===== Data block

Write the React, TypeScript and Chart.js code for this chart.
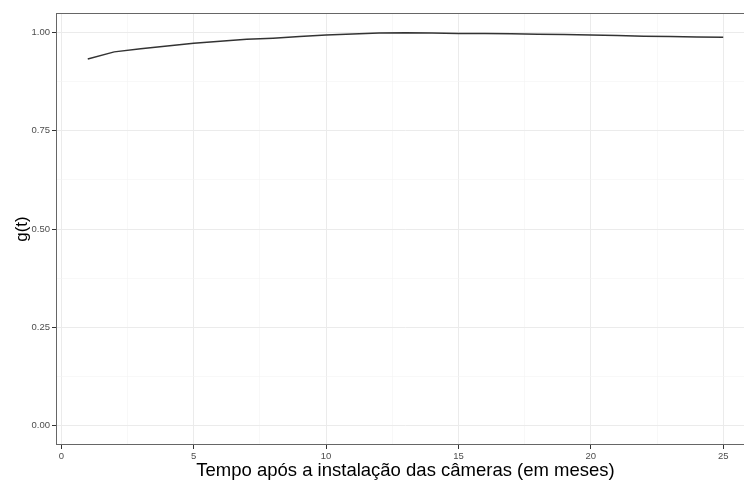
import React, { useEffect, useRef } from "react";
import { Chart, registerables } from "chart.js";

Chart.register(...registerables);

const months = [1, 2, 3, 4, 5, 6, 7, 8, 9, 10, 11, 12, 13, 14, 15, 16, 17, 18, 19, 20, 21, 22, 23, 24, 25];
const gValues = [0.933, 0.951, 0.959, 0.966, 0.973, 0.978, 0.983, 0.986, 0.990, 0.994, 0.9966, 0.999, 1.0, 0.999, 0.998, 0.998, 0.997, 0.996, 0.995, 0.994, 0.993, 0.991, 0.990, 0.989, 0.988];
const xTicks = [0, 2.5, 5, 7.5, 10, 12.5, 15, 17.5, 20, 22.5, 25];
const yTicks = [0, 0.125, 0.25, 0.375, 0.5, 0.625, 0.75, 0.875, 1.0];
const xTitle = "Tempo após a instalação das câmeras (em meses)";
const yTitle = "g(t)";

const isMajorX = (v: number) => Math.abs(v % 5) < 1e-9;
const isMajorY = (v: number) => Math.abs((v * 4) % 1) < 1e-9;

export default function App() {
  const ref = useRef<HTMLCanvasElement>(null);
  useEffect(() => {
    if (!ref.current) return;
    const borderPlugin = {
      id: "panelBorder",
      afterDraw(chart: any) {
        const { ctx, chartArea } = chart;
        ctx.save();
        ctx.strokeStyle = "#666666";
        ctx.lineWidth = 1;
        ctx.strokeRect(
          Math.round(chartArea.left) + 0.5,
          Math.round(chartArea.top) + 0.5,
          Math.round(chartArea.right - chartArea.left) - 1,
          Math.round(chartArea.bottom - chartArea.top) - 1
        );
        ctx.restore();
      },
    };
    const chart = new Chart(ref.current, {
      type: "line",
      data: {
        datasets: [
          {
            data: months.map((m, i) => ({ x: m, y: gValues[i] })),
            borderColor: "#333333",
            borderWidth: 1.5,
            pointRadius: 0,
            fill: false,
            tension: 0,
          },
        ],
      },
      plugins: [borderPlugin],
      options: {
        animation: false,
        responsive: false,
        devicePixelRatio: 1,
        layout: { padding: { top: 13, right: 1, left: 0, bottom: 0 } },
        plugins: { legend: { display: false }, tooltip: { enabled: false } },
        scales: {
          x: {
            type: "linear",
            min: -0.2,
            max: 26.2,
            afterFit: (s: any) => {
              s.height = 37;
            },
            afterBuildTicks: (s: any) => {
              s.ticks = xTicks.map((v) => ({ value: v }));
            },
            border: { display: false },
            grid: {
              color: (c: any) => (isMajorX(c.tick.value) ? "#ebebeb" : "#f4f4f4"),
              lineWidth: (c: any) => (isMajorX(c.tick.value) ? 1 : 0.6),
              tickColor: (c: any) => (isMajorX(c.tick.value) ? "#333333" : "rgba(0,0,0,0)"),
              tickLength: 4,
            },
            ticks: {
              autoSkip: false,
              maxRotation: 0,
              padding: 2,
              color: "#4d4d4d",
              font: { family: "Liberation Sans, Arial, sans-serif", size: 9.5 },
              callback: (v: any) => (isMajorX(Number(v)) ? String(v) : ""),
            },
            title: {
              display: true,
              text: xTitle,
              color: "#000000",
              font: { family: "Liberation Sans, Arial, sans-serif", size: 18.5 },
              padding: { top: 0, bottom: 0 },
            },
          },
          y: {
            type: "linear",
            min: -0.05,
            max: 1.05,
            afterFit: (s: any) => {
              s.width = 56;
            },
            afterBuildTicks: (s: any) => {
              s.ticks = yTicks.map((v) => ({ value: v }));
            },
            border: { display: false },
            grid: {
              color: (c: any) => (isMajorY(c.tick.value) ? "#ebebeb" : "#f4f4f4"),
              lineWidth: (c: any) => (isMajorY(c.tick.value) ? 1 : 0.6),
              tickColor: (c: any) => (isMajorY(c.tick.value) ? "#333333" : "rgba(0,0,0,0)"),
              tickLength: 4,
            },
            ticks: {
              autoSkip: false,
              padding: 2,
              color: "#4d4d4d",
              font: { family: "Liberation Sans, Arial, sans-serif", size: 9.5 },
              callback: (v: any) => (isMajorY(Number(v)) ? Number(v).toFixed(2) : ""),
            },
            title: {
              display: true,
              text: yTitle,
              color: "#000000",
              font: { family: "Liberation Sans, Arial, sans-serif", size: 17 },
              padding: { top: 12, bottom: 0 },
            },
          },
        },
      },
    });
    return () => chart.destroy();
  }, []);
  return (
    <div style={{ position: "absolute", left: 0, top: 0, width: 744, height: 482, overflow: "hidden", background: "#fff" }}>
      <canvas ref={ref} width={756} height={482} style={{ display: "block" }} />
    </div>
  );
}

==========

**To be done**
Return only the lines running from the top of the data to the line that holds "Chart.register(...registerables);". Include both of those lines, but skip the pictures.

**Result of this exercise**
Write the React, TypeScript and Chart.js code for this chart.
import React, { useEffect, useRef } from "react";
import { Chart, registerables } from "chart.js";

Chart.register(...registerables);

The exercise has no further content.